Turkmenistan, India, Albania, migrant crisis, Thailand, South Sudan, Yemen, US, Philippines

In Turkmenistan, authorities have expanded their campaign to remove private satellite dishes from private homes -- an apparent attempt to limit access to independent sources of information.
India is denying education to millions of children of marginalized marginalized groups, like Dalits.
Human Rights Watch Special Advisor Fred Abrahams has released a gripping narrative on the last days of the Cold War in Europe. Modern Albania offers front-row seats to the fall of Communism in Albania in 1990 and discusses in detail the effects that event has had on Albania and the wider region since.

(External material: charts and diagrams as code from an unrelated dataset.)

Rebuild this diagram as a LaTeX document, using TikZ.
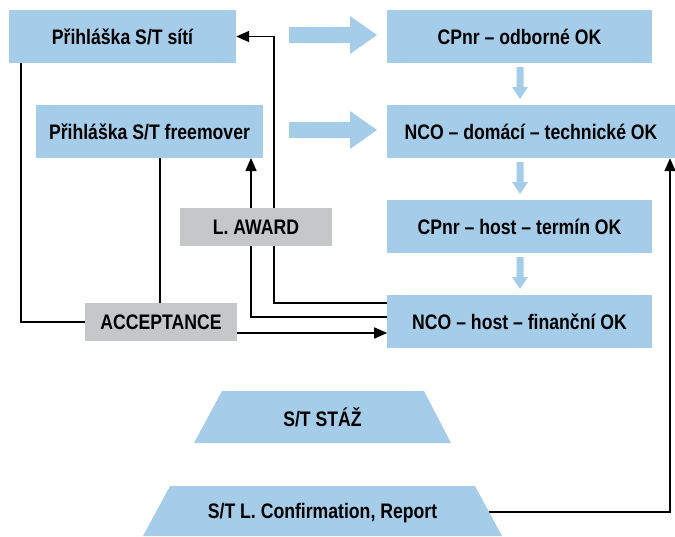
\documentclass[tikz,border=0pt]{standalone}
\usepackage{fontspec}
\setmainfont{Liberation Sans}[FakeStretch=0.84]
\usetikzlibrary{arrows.meta,backgrounds}
\definecolor{lblue}{HTML}{A5CCE9}
\definecolor{lgray}{HTML}{C6C7C9}
\tikzset{
  lab/.style={font=\fontsize{21}{24}\selectfont\bfseries},
  bluebox/.style={lab, fill=lblue, minimum width=227pt, minimum height=53pt, inner sep=0pt},
  rbox/.style={bluebox, minimum width=265pt},
  graybox/.style={lab, fill=lgray, minimum width=152pt, minimum height=38pt, inner sep=0pt},
  txt/.style={lab, inner sep=0pt},
  conn/.style={line width=1.5pt, draw=black},
  arr/.style={conn, -{Triangle[length=13pt,width=11pt]}},
}
\begin{document}
\begin{tikzpicture}[x=1pt,y=-1pt]
\useasboundingbox (0,0) rectangle (675,536);
% boxes
\node[bluebox] (sit) at (122.5,36.5) {Přihláška S/T sítí};
\node[bluebox] (free) at (149.5,131.5) {Přihláška S/T freemover};
\node[rbox] (a) at (519.5,36.5) {CPnr – odborné OK};
\node[rbox, minimum width=288pt] (b) at (531,131.5) {NCO – domácí – technické OK};
\node[rbox] (c) at (519.5,226.5) {CPnr – host – termín OK};
\node[rbox] (d) at (519.5,321.5) {NCO – host – finanční OK};
\node[graybox] (acc) at (161,322) {ACCEPTANCE};
\node[graybox] (award) at (256,227) {L. AWARD};
% trapezoids
\fill[lblue] (222,391) -- (424,391) -- (451,443) -- (194,443) -- cycle;
\node[txt] (staz) at (322.5,417) {S/T STÁŽ};
\fill[lblue] (170,486) -- (475,486) -- (502,536) -- (143,536) -- cycle;
\node[txt] (conf) at (322.5,513) {S/T L. Confirmation, Report};
\coordinate (confr) at (489,512);
% big arrows
\fill[lblue] (289,27) -- (350,27) -- (350,16) -- (377,35) -- (350,54) -- (350,43) -- (289,43) -- cycle;
\fill[lblue] (289,122) -- (350,122) -- (350,111) -- (377,130) -- (350,149) -- (350,138) -- (289,138) -- cycle;
% small arrows
\foreach \y in {67,162,257}{
  \fill[lblue] (516.5,\y) -- (523.5,\y) -- (523.5,\y+20) -- (528,\y+20) -- (520,\y+32) -- (512,\y+20) -- (516.5,\y+20) -- cycle;
}
% connectors
\begin{scope}[on background layer]
\draw[conn] (sit.south west) ++(12,0) |- (acc.west);
\draw[conn] (free.south west) ++(124,0) -- ++(0,145);
\draw[arr] (d.west) ++(0,-18.5) -| (274,36.5) -- (sit.east);
\draw[arr] (d.west) ++(0,-4.5) -| (251,158);
\draw[arr] (acc.east) ++(0,11) -- ++(150,0);
\draw[arr] (confr) -| (b.south -| 670,0);
\end{scope}
\end{tikzpicture}
\end{document}
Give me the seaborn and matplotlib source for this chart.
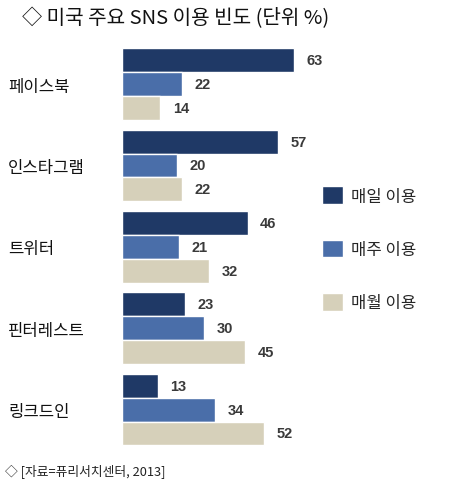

From earlier today: Under fierce media pressure, international governments are starting to pull together ideas as to how to handle the twin migrant crises in the seas of both Europe and Asia. But so far, the focus has disappointingly been on military solutions aimed at protecting borders, and less on the moral and humanitarian imperative to save lives.
Five years after political violence in Thailand in which soldiers used excessive and unnecessary lethal force against protesters, not a single member of the military has been held accountable for the deaths and injuries sustained during the 2010 protests.
South Sudan's military and security services have unlawfully detained dozens of civilians, some for as long as 10 months, and in some cases tortured or brutally beaten those in custody.